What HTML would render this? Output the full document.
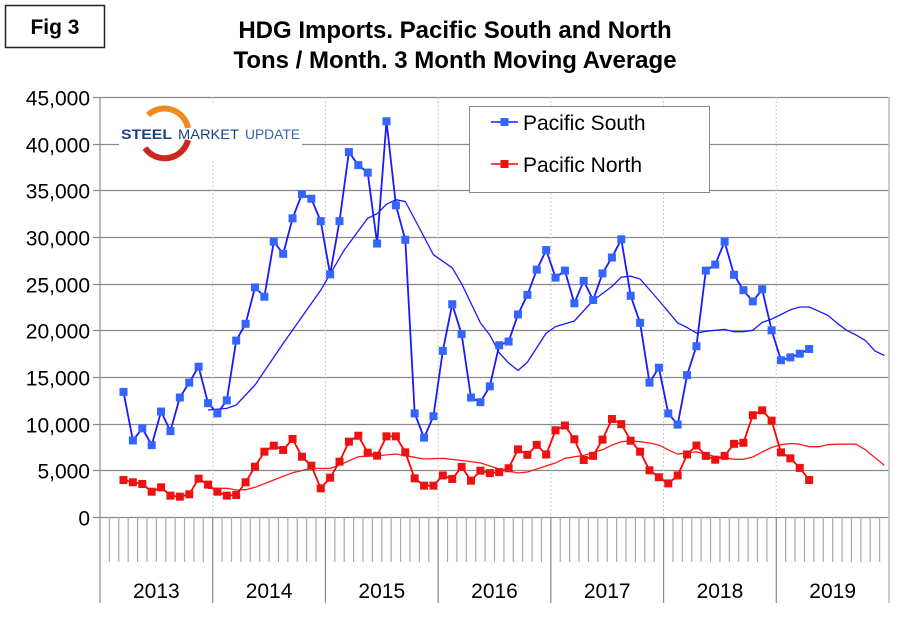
<!DOCTYPE html>
<html><head><meta charset="utf-8"><style>
body{margin:0;background:#fff;}
svg{display:block;font-family:"Liberation Sans",Arial,sans-serif;}
</style></head><body>
<svg id="chart" width="910" height="622" viewBox="0 0 910 622">
<rect x="0" y="0" width="910" height="622" fill="#fff"/>
<rect x="5.5" y="5.5" width="99" height="42" fill="#fff" stroke="#222" stroke-width="1.5"/>
<text x="55" y="34" text-anchor="middle" font-size="21" font-weight="bold">Fig 3</text>
<text x="455" y="38" text-anchor="middle" font-size="24" font-weight="bold">HDG Imports. Pacific South and North</text>
<text x="455" y="68" text-anchor="middle" font-size="24" font-weight="bold">Tons / Month. 3 Month Moving Average</text>
<g id="grid"></g>
<g id="axes"></g>
<g id="series"></g>
<g>
<rect x="119" y="104" width="183" height="56" fill="#fff"/>
<path d="M148 115 A24 24 0 0 1 188 128" fill="none" stroke="#f08a1c" stroke-width="6"/>
<path d="M145 148 A24 24 0 0 0 188 140" fill="none" stroke="#c8281e" stroke-width="6"/>
<text x="121" y="139" font-size="14" font-weight="bold" fill="#1d3f87" textLength="51" lengthAdjust="spacingAndGlyphs">STEEL</text>
<text x="178" y="139" font-size="14" fill="#1d3f87" textLength="61" lengthAdjust="spacingAndGlyphs">MARKET</text>
<text x="245" y="139" font-size="14" fill="#3a62b0" textLength="55" lengthAdjust="spacingAndGlyphs">UPDATE</text>
</g>
<g>
<rect x="469.5" y="106.5" width="240" height="86" fill="#fff" stroke="#888" stroke-width="1"/>
<line x1="491" y1="122" x2="518" y2="122" stroke="#1a1aff" stroke-width="1.5"/>
<rect x="500.5" y="118" width="8" height="8" fill="#3366ff"/>
<text x="523" y="130" font-size="21">Pacific South</text>
<line x1="491" y1="164" x2="518" y2="164" stroke="#ff0000" stroke-width="1.5"/>
<rect x="500.5" y="160" width="8" height="8" fill="#ee1111"/>
<text x="523" y="172" font-size="21">Pacific North</text>
</g>
</svg>
<script>
const yTicks=[0,5000,10000,15000,20000,25000,30000,35000,40000,45000];
const years=["2013","2014","2015","2016","2017","2018","2019"];
const startIndex=2;
const southValues=[13400,8200,9500,7700,11300,9200,12800,14400,16100,12200,11100,12500,18900,20700,24600,23600,29500,28200,32000,34600,34100,31700,26000,31700,39100,37700,36900,29300,42400,33400,29700,11100,8500,10800,17800,22800,19600,12800,12300,14000,18400,18800,21700,23800,26500,28600,25650,26400,22900,25300,23250,26100,27800,29750,23700,20800,14400,16000,11100,9900,15200,18300,26400,27050,29500,25950,24300,23100,24400,20000,16800,17100,17500,18000];
const northValues=[3960,3720,3540,2710,3180,2290,2180,2430,4110,3470,2710,2290,2360,3720,5390,7000,7640,7180,8360,6460,5500,3070,4210,5930,8070,8710,6890,6570,8640,8640,6930,4140,3360,3360,4450,4070,5370,3890,4960,4700,4810,5220,7250,6660,7730,6700,9290,9800,8330,6110,6550,8290,10500,9950,8170,7000,5000,4260,3600,4450,6700,7660,6550,6140,6550,7840,7950,10900,11430,10320,6920,6290,5260,3960];
const southMaIdx=[11,13,14,16,19,23,25.5,28,29,30,31,32,34,35,37,38,40,41,42,43,44,45,47,48,50,52,54,55,56,57,59,60,61,62,63,64,65,66,67,68,69,70,71,72,73,74,75,76,77,78,79,80,81,82,83];
const southMa=[11460,11640,12000,14140,18600,24300,28600,32000,32500,33500,34000,33800,30000,28100,26700,25000,20800,19500,17600,16500,15700,16600,19700,20400,21000,23200,24700,25700,25800,25500,23200,22000,20800,20300,19700,19900,20000,20100,19850,19850,20000,20850,21200,21700,22200,22500,22500,22050,21600,20750,20000,19500,18900,17800,17300];
const northMaIdx=[11,12,13,14,15,16,18,20,22,24,25,27,29,31,32,34,36,38,40,42,44,45,46,48,49,51,53,54,55,56,57,58,59,60,61,62,63,64,65,66,67,68,69,70,71,72,73,74,75,76,77,78,79,80,81,82,83];
const northMa=[3070,3070,3070,2890,2930,3180,3960,4750,5210,5210,5570,6460,6570,6750,6570,6210,6290,6050,5800,5140,4710,4820,5140,5800,6290,6600,7200,7700,8070,8140,8070,7930,7700,7200,6730,6900,6980,6730,6470,6360,6180,6180,6430,6980,7450,7750,7880,7800,7530,7530,7750,7800,7800,7800,7200,6360,5550];

const NS="http://www.w3.org/2000/svg";
const X0=100,X1=889,Y0=517,Y1=97,MONTHS=84,YMAX=45000;
const mw=(X1-X0)/MONTHS;
function xScale(i){return X0+(i+0.5)*mw;}
function yScale(v){return Y0-(v/YMAX)*(Y0-Y1);}
function mk(tag,attrs,parent){const e=document.createElementNS(NS,tag);for(const k in attrs)e.setAttribute(k,attrs[k]);parent.appendChild(e);return e;}
const grid=document.getElementById('grid'),axes=document.getElementById('axes'),series=document.getElementById('series');

yTicks.forEach(function(t){
  const y=Math.round(yScale(t))+0.5;
  const l=mk('line',{x1:93,x2:X1,y1:y,y2:y,stroke:'#8a8a8a','stroke-width':1.2},grid);
  
  
  const tx=mk('text',{x:90,y:y+8,'text-anchor':'end','font-size':21},axes);
  tx.textContent=t.toLocaleString('en-US');
  
  
});
years.forEach(function(yr,k){
  const x=X0+k*12*mw;
  if(k>0){
    const d=mk('line',{x1:x,x2:x,y1:Y1,y2:Y0,stroke:'#c8c8c8','stroke-width':1,'stroke-dasharray':'2,2'},grid);
    
    
  }
  const s=mk('line',{x1:x,x2:x,y1:Y0,y2:603,stroke:'#888','stroke-width':1.2},axes);
  
  
  const tx=mk('text',{x:x+6*mw,y:598,'text-anchor':'middle','font-size':21},axes);
  tx.textContent=yr;
  
  
});
for(let m=1;m<=MONTHS;m++){
  if(m%12===0)continue;
  const x=X0+m*mw;
  const t=mk('line',{x1:x,x2:x,y1:Y0,y2:562,stroke:'#aaa','stroke-width':1.2},axes);
  
  
}
const yax=mk('line',{x1:X0,x2:X0,y1:Y1,y2:Y0,stroke:'#888','stroke-width':1.2},axes);


const rb=mk('line',{x1:X1,x2:X1,y1:Y1,y2:603,stroke:'#bbb','stroke-width':1.5},axes);



function drawMa(idx,vals,color,name){
  const pts=idx.map(function(i,k){return xScale(i).toFixed(1)+','+yScale(vals[k]).toFixed(1);}).join(' ');
  const p=mk('polyline',{points:pts,fill:'none',stroke:color,'stroke-width':1.3,'stroke-linejoin':'round'},series);
  
  
}
function drawSeries(vals,lineColor,markColor,name){
  const pts=vals.map(function(v,k){return xScale(startIndex+k).toFixed(1)+','+yScale(v).toFixed(1);}).join(' ');
  const p=mk('polyline',{points:pts,fill:'none',stroke:lineColor,'stroke-width':1.8},series);
  
  
  vals.forEach(function(v,k){
    const r=mk('rect',{x:xScale(startIndex+k)-4,y:yScale(v)-4,width:8,height:8,fill:markColor},series);
    
    
  });
}
drawMa(southMaIdx,southMa,'#1a1aff','pacific-south-moving-average');
drawMa(northMaIdx,northMa,'#ff1a1a','pacific-north-moving-average');
drawSeries(southValues,'#1a1aff','#3366ff','pacific-south');
drawSeries(northValues,'#ff0000','#ee1111','pacific-north');
</script>
</body></html>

= = = =

- [Task directions]: The material above must be printed exactly, with its pictures left out.

- [Reply]:
What HTML would render this? Output the full document.
<!DOCTYPE html>
<html><head><meta charset="utf-8"><style>
body{margin:0;background:#fff;}
svg{display:block;font-family:"Liberation Sans",Arial,sans-serif;}
</style></head><body>
<svg id="chart" width="910" height="622" viewBox="0 0 910 622">
<rect x="0" y="0" width="910" height="622" fill="#fff"/>
<rect x="5.5" y="5.5" width="99" height="42" fill="#fff" stroke="#222" stroke-width="1.5"/>
<text x="55" y="34" text-anchor="middle" font-size="21" font-weight="bold">Fig 3</text>
<text x="455" y="38" text-anchor="middle" font-size="24" font-weight="bold">HDG Imports. Pacific South and North</text>
<text x="455" y="68" text-anchor="middle" font-size="24" font-weight="bold">Tons / Month. 3 Month Moving Average</text>
<g id="grid"></g>
<g id="axes"></g>
<g id="series"></g>
<g>
<rect x="119" y="104" width="183" height="56" fill="#fff"/>
<path d="M148 115 A24 24 0 0 1 188 128" fill="none" stroke="#f08a1c" stroke-width="6"/>
<path d="M145 148 A24 24 0 0 0 188 140" fill="none" stroke="#c8281e" stroke-width="6"/>
<text x="121" y="139" font-size="14" font-weight="bold" fill="#1d3f87" textLength="51" lengthAdjust="spacingAndGlyphs">STEEL</text>
<text x="178" y="139" font-size="14" fill="#1d3f87" textLength="61" lengthAdjust="spacingAndGlyphs">MARKET</text>
<text x="245" y="139" font-size="14" fill="#3a62b0" textLength="55" lengthAdjust="spacingAndGlyphs">UPDATE</text>
</g>
<g>
<rect x="469.5" y="106.5" width="240" height="86" fill="#fff" stroke="#888" stroke-width="1"/>
<line x1="491" y1="122" x2="518" y2="122" stroke="#1a1aff" stroke-width="1.5"/>
<rect x="500.5" y="118" width="8" height="8" fill="#3366ff"/>
<text x="523" y="130" font-size="21">Pacific South</text>
<line x1="491" y1="164" x2="518" y2="164" stroke="#ff0000" stroke-width="1.5"/>
<rect x="500.5" y="160" width="8" height="8" fill="#ee1111"/>
<text x="523" y="172" font-size="21">Pacific North</text>
</g>
</svg>
<script>
const yTicks=[0,5000,10000,15000,20000,25000,30000,35000,40000,45000];
const years=["2013","2014","2015","2016","2017","2018","2019"];
const startIndex=2;
const southValues=[13400,8200,9500,7700,11300,9200,12800,14400,16100,12200,11100,12500,18900,20700,24600,23600,29500,28200,32000,34600,34100,31700,26000,31700,39100,37700,36900,29300,42400,33400,29700,11100,8500,10800,17800,22800,19600,12800,12300,14000,18400,18800,21700,23800,26500,28600,25650,26400,22900,25300,23250,26100,27800,29750,23700,20800,14400,16000,11100,9900,15200,18300,26400,27050,29500,25950,24300,23100,24400,20000,16800,17100,17500,18000];
const northValues=[3960,3720,3540,2710,3180,2290,2180,2430,4110,3470,2710,2290,2360,3720,5390,7000,7640,7180,8360,6460,5500,3070,4210,5930,8070,8710,6890,6570,8640,8640,6930,4140,3360,3360,4450,4070,5370,3890,4960,4700,4810,5220,7250,6660,7730,6700,9290,9800,8330,6110,6550,8290,10500,9950,8170,7000,5000,4260,3600,4450,6700,7660,6550,6140,6550,7840,7950,10900,11430,10320,6920,6290,5260,3960];
const southMaIdx=[11,13,14,16,19,23,25.5,28,29,30,31,32,34,35,37,38,40,41,42,43,44,45,47,48,50,52,54,55,56,57,59,60,61,62,63,64,65,66,67,68,69,70,71,72,73,74,75,76,77,78,79,80,81,82,83];
const southMa=[11460,11640,12000,14140,18600,24300,28600,32000,32500,33500,34000,33800,30000,28100,26700,25000,20800,19500,17600,16500,15700,16600,19700,20400,21000,23200,24700,25700,25800,25500,23200,22000,20800,20300,19700,19900,20000,20100,19850,19850,20000,20850,21200,21700,22200,22500,22500,22050,21600,20750,20000,19500,18900,17800,17300];
const northMaIdx=[11,12,13,14,15,16,18,20,22,24,25,27,29,31,32,34,36,38,40,42,44,45,46,48,49,51,53,54,55,56,57,58,59,60,61,62,63,64,65,66,67,68,69,70,71,72,73,74,75,76,77,78,79,80,81,82,83];
const northMa=[3070,3070,3070,2890,2930,3180,3960,4750,5210,5210,5570,6460,6570,6750,6570,6210,6290,6050,5800,5140,4710,4820,5140,5800,6290,6600,7200,7700,8070,8140,8070,7930,7700,7200,6730,6900,6980,6730,6470,6360,6180,6180,6430,6980,7450,7750,7880,7800,7530,7530,7750,7800,7800,7800,7200,6360,5550];

const NS="http://www.w3.org/2000/svg";
const X0=100,X1=889,Y0=517,Y1=97,MONTHS=84,YMAX=45000;
const mw=(X1-X0)/MONTHS;
function xScale(i){return X0+(i+0.5)*mw;}
function yScale(v){return Y0-(v/YMAX)*(Y0-Y1);}
function mk(tag,attrs,parent){const e=document.createElementNS(NS,tag);for(const k in attrs)e.setAttribute(k,attrs[k]);parent.appendChild(e);return e;}
const grid=document.getElementById('grid'),axes=document.getElementById('axes'),series=document.getElementById('series');

yTicks.forEach(function(t){
  const y=Math.round(yScale(t))+0.5;
  const l=mk('line',{x1:93,x2:X1,y1:y,y2:y,stroke:'#8a8a8a','stroke-width':1.2},grid);
  
  
  const tx=mk('text',{x:90,y:y+8,'text-anchor':'end','font-size':21},axes);
  tx.textContent=t.toLocaleString('en-US');
  
  
});
years.forEach(function(yr,k){
  const x=X0+k*12*mw;
  if(k>0){
    const d=mk('line',{x1:x,x2:x,y1:Y1,y2:Y0,stroke:'#c8c8c8','stroke-width':1,'stroke-dasharray':'2,2'},grid);
    
    
  }
  const s=mk('line',{x1:x,x2:x,y1:Y0,y2:603,stroke:'#888','stroke-width':1.2},axes);
  
  
  const tx=mk('text',{x:x+6*mw,y:598,'text-anchor':'middle','font-size':21},axes);
  tx.textContent=yr;
  
  
});
for(let m=1;m<=MONTHS;m++){
  if(m%12===0)continue;
  const x=X0+m*mw;
  const t=mk('line',{x1:x,x2:x,y1:Y0,y2:562,stroke:'#aaa','stroke-width':1.2},axes);
  
  
}
const yax=mk('line',{x1:X0,x2:X0,y1:Y1,y2:Y0,stroke:'#888','stroke-width':1.2},axes);


const rb=mk('line',{x1:X1,x2:X1,y1:Y1,y2:603,stroke:'#bbb','stroke-width':1.5},axes);



function drawMa(idx,vals,color,name){
  const pts=idx.map(function(i,k){return xScale(i).toFixed(1)+','+yScale(vals[k]).toFixed(1);}).join(' ');
  const p=mk('polyline',{points:pts,fill:'none',stroke:color,'stroke-width':1.3,'stroke-linejoin':'round'},series);
  
  
}
function drawSeries(vals,lineColor,markColor,name){
  const pts=vals.map(function(v,k){return xScale(startIndex+k).toFixed(1)+','+yScale(v).toFixed(1);}).join(' ');
  const p=mk('polyline',{points:pts,fill:'none',stroke:lineColor,'stroke-width':1.8},series);
  
  
  vals.forEach(function(v,k){
    const r=mk('rect',{x:xScale(startIndex+k)-4,y:yScale(v)-4,width:8,height:8,fill:markColor},series);
    
    
  });
}
drawMa(southMaIdx,southMa,'#1a1aff','pacific-south-moving-average');
drawMa(northMaIdx,northMa,'#ff1a1a','pacific-north-moving-average');
drawSeries(southValues,'#1a1aff','#3366ff','pacific-south');
drawSeries(northValues,'#ff0000','#ee1111','pacific-north');
</script>
</body></html>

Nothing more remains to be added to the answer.